We previously shared an example of the RAP erroneously and excessively warming surface temperatures during periods of significant wet snow. That event occurred with RAP forecasts in the Raleigh-Durham area on February 16, 2013 – details of that event were shared in a previous blog post: Bizarre Surface/Boundary Layer Forecast by the RAP during the 16 February Snowstorm.

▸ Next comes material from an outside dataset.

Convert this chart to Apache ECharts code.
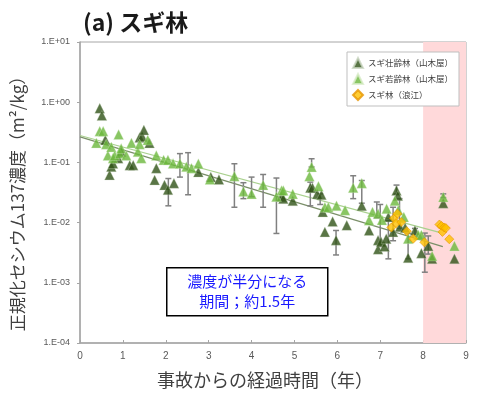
<!DOCTYPE html>
<html>
<head>
<meta charset="utf-8">
<script src="https://cdn.jsdelivr.net/npm/echarts@6/dist/echarts.min.js"></script>
<style>
  html, body, #chart { width: 100%; height: 100%; margin: 0; background: #fff; }
</style>
</head>
<body>
<div id="chart"></div>
<script>
// スギ壮齢林（山木屋） [年, 濃度]
const matureData = [
  [0.46,0.79],[0.51,0.60],[0.59,0.235],[0.69,0.062],[0.73,0.085],[0.77,0.096],[0.89,0.117],
  [0.96,0.15],[1.16,0.09],[1.24,0.09],[1.39,0.26],[1.45,0.27],[1.49,0.345],[1.62,0.21],
  [1.74,0.051],[1.78,0.08],[1.97,0.042],[2.05,0.035],[2.19,0.045],[2.76,0.069],[3.05,0.057],
  [3.24,0.052],[4.70,0.027],[4.74,0.025],[4.96,0.023],[5.37,0.038],[5.42,0.038],[5.53,0.03],
  [5.63,0.029],[5.66,0.015],[5.71,0.007],[5.89,0.0104],[5.97,0.0051],[6.22,0.009],[6.57,0.019],
  [6.74,0.0074],[6.95,0.0051],[6.95,0.0036],[7.02,0.0048],[7.10,0.0040],[7.14,0.0054],
  [7.19,0.0124],[7.30,0.007],[7.38,0.034],[7.41,0.028],[7.46,0.0085],[7.58,0.0082],
  [7.65,0.0026],[7.81,0.0074],[7.96,0.0031],[8.12,0.0041],[8.21,0.0025],[8.47,0.021],[8.73,0.0025]
];
// スギ若齢林（山木屋）
const youngData = [
  [0.38,0.21],[0.46,0.33],[0.54,0.33],[0.61,0.20],[0.65,0.13],[0.73,0.18],[0.77,0.117],
  [0.81,0.13],[0.90,0.29],[0.93,0.14],[0.96,0.17],[1.08,0.13],[1.20,0.21],[1.35,0.15],
  [1.39,0.20],[1.43,0.117],[1.58,0.235],[1.78,0.13],[1.95,0.11],[2.05,0.11],[2.17,0.096],
  [2.33,0.096],[2.48,0.085],[2.60,0.08],[2.76,0.095],[3.03,0.052],[3.60,0.059],[3.81,0.033],
  [4.00,0.03],[4.27,0.042],[4.58,0.027],[4.70,0.034],[4.74,0.034],[4.96,0.03],[5.35,0.059],
  [5.40,0.084],[5.56,0.04],[5.71,0.018],[5.79,0.018],[5.98,0.019],[6.18,0.016],[6.37,0.038],
  [6.57,0.045],[6.74,0.0109],[6.82,0.015],[6.95,0.014],[7.04,0.011],[7.15,0.017],[7.34,0.023],
  [7.42,0.016],[7.55,0.0124],[7.65,0.0054],[7.89,0.0062],[7.96,0.0062],[8.21,0.0028],
  [8.47,0.0266],[8.73,0.0041]
];
// スギ林（浪江）
const namieData = [
  [7.26,0.0083],[7.32,0.0118],[7.37,0.0098],[7.40,0.014],[7.49,0.0102],[7.62,0.0072],
  [7.77,0.0054],[8.03,0.0047],[8.38,0.0093],[8.43,0.0088],[8.45,0.0070],[8.49,0.0083],
  [8.53,0.0081],[8.61,0.0053]
];
// 誤差範囲 [年, 下限, 上限]
const errorBars = [
  [2.06,0.019,0.054],[2.33,0.057,0.14],[2.52,0.029,0.145],[3.60,0.018,0.095],[3.81,0.025,0.046],
  [4.00,0.027,0.057],[4.27,0.018,0.063],[4.58,0.0066,0.055],[5.37,0.019,0.047],[5.40,0.084,0.115],
  [5.60,0.02,0.03],[5.97,0.0029,0.0074],[6.37,0.025,0.06],[6.57,0.021,0.05],[6.92,0.012,0.022],
  [7.00,0.004,0.02],[7.19,0.0025,0.0108],[7.30,0.005,0.018],[7.38,0.030,0.042],[7.45,0.008,0.025],
  [7.65,0.0025,0.0066],[7.81,0.006,0.008],[8.04,0.0015,0.0067],[8.12,0.003,0.006],[8.47,0.026,0.03]
];
// 近似線
const trendYoung = [[0,0.28],[8.4,0.0068]];
const trendMature = [[0,0.265],[8.46,0.004]];
const seriesNames = ['スギ壮齢林（山木屋）','スギ若齢林（山木屋）','スギ林（浪江）'];

const CJK = '"Noto Sans CJK JP", "Noto Sans", sans-serif';
const chart = echarts.init(document.getElementById('chart'));

function expLabel(v) {
  const e = Math.round(Math.log10(v));
  return '1.E' + (e >= 0 ? '+' : '-') + String(Math.abs(e)).padStart(2, '0');
}

const option = {
  animation: false,
  backgroundColor: '#fff',
  title: {
    text: '(a) スギ林',
    left: 78, top: 6,
    textStyle: { fontFamily: CJK, fontSize: 23, fontWeight: 'bold', color: '#1a1a1a' }
  },
  grid: { left: 80, right: 14, top: 42, bottom: 58, show: true, borderColor: '#a6a6a6', borderWidth: 1 },
  legend: {
    data: seriesNames,
    orient: 'vertical',
    left: 347, top: 52,
    padding: [5, 6, 5, 5],
    itemGap: 4,
    itemWidth: 10, itemHeight: 10,
    backgroundColor: '#fff',
    borderColor: '#bfbfbf', borderWidth: 1,
    textStyle: { fontFamily: CJK, fontSize: 8.5, color: '#404040' }
  },
  xAxis: {
    type: 'value', min: 0, max: 9, interval: 1,
    name: '事故からの経過時間（年）',
    nameLocation: 'middle', nameGap: 28,
    nameTextStyle: { fontFamily: CJK, fontSize: 18, color: '#404040', padding: [0, 16, 0, 0] },
    axisLine: { lineStyle: { color: '#a6a6a6', width: 1.5 } },
    axisTick: { inside: true, length: 3, lineStyle: { color: '#a6a6a6' } },
    axisLabel: { fontSize: 10, color: '#595959', margin: 8 },
    splitLine: { show: false }
  },
  yAxis: {
    type: 'log', logBase: 10, min: 0.0001, max: 10, interval: 1,
    name: '正規化セシウム137濃度（m²/kg）',
    nameLocation: 'middle', nameGap: 54,
    nameTextStyle: { fontFamily: CJK, fontSize: 17, color: '#404040', padding: [0, 14, 0, 0] },
    axisLine: { show: true, lineStyle: { color: '#a6a6a6', width: 1.5 } },
    axisTick: { show: true, length: 3, lineStyle: { color: '#a6a6a6' } },
    axisLabel: { fontSize: 9, color: '#595959', formatter: expLabel, margin: 10 },
    splitLine: { show: false }
  },
  graphic: [{
    type: 'group', left: 166, top: 267,
    children: [
      { type: 'rect', shape: { x: 0, y: 0, width: 161, height: 48 },
        style: { fill: '#fff', stroke: '#000', lineWidth: 1.5 } },
      { type: 'text', x: 80.5, y: 14, style: { text: '濃度が半分になる', fill: '#1a1aff',
        font: '15px "Noto Sans CJK JP"', textAlign: 'center', textVerticalAlign: 'middle' } },
      { type: 'text', x: 80.5, y: 34, style: { text: '期間；約1.5年', fill: '#1a1aff',
        font: '15px "Noto Sans CJK JP"', textAlign: 'center', textVerticalAlign: 'middle' } }
    ]
  }],
  series: [
    {
      name: 'band', type: 'line', data: [], z: 0,
      markArea: { silent: true, itemStyle: { color: '#ffd9da' }, data: [[{ xAxis: 8 }, { xAxis: 9 }]] }
    },
    {
      name: 'trendYoung', type: 'line', data: trendYoung, symbol: 'none', z: 1,
      lineStyle: { color: '#a9d18e', width: 1.2 }
    },
    {
      name: 'trendMature', type: 'line', data: trendMature, symbol: 'none', z: 1,
      lineStyle: { color: '#7a8f68', width: 1.2 }
    },
    {
      name: 'err', type: 'custom', data: errorBars, z: 2,
      encode: { x: 0, y: [1, 2] },
      renderItem: function (params, api) {
        const x = api.value(0);
        const top = api.coord([x, api.value(2)]);
        const bot = api.coord([x, api.value(1)]);
        const st = { stroke: '#808080', lineWidth: 1.5 };
        return { type: 'group', children: [
          { type: 'line', shape: { x1: top[0], y1: top[1], x2: bot[0], y2: bot[1] }, style: st },
          { type: 'line', shape: { x1: top[0] - 3, y1: top[1], x2: top[0] + 3, y2: top[1] }, style: st },
          { type: 'line', shape: { x1: bot[0] - 3, y1: bot[1], x2: bot[0] + 3, y2: bot[1] }, style: st }
        ] };
      }
    },
    {
      name: seriesNames[0], type: 'scatter', data: matureData, symbol: 'triangle', symbolSize: 10, z: 3,
      itemStyle: { color: '#2f5217', borderColor: '#c9d6c0', borderWidth: 0.4 }
    },
    {
      name: seriesNames[1], type: 'scatter', data: youngData, symbol: 'triangle', symbolSize: 10, z: 4,
      itemStyle: { color: '#6cb83c', borderColor: '#d9ecc9', borderWidth: 0.4 }
    },
    {
      name: seriesNames[2], type: 'scatter', data: namieData, symbol: 'diamond', symbolSize: 9, z: 5,
      itemStyle: { color: '#ffc000', borderColor: '#e69500', borderWidth: 0.8 }
    }
  ]
};
chart.setOption(option);
</script>
</body>
</html>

We followed up with some of the model developers about our experience with the RAP and they believe that the problem was related to a snow-radiation bug in the Goddard SW radiation scheme. The shortwave radiation scheme would, in certain circumstances, grossly underdo the amount of attenuation of SW radiation when snow was falling. This would result in an artificial and excessive warming of the surface (think lots of sunshine despite falling snow).The bug is confined to the 3-d snow mixing ratio part of the scheme and does not appear to occur with the 3-d cloud water or 3-d ice segments. A fix for this problem has been identified and is being tested in parallel versions of the RAP at ESRL. It is unclear when the fix will be implemented in the NCEP operational RAP, perhaps this fall or more likely next spring.
This issue may be showing up again this morning across northern Virginia. Moderate to heavy wet snow is falling in the region and is expected to continue throughout the day. While the amount of cold advection at the surface is very limited, the significant precipitation of snow or melting snow should lock in temperatures near or just above freezing. The image below is provided by the Bufkit Warehouse and shows a plot of hourly 2-m temperature forecasts from BUFR guidance for KIAD (Dulles VA) and KCHO (Charlottesville VA) from a variety of models including the NAM, GFS, and RAP. In the plot, the RAP 2-m temperature forecast shown in light green warms to near 40 degrees at both locations this afternoon despite steady significant precipitation. This forecast is remarkably different from all of the other guidance and doesn’t make sense physically with the environment. Additional investigation will be required to explain the source of the odd RAP behavior but the Goddard SW radiation scheme seems like a good place to start.
I want to acknowledge Stan Benjamin and the ESRL RAP development team for their help in identifying this issue and providing details on the RAP and its internal processes. Investigating the issues from the first event and the follow-up with the modelers has provided me with a much greater appreciation of the complexities and potential difficulties with NWP.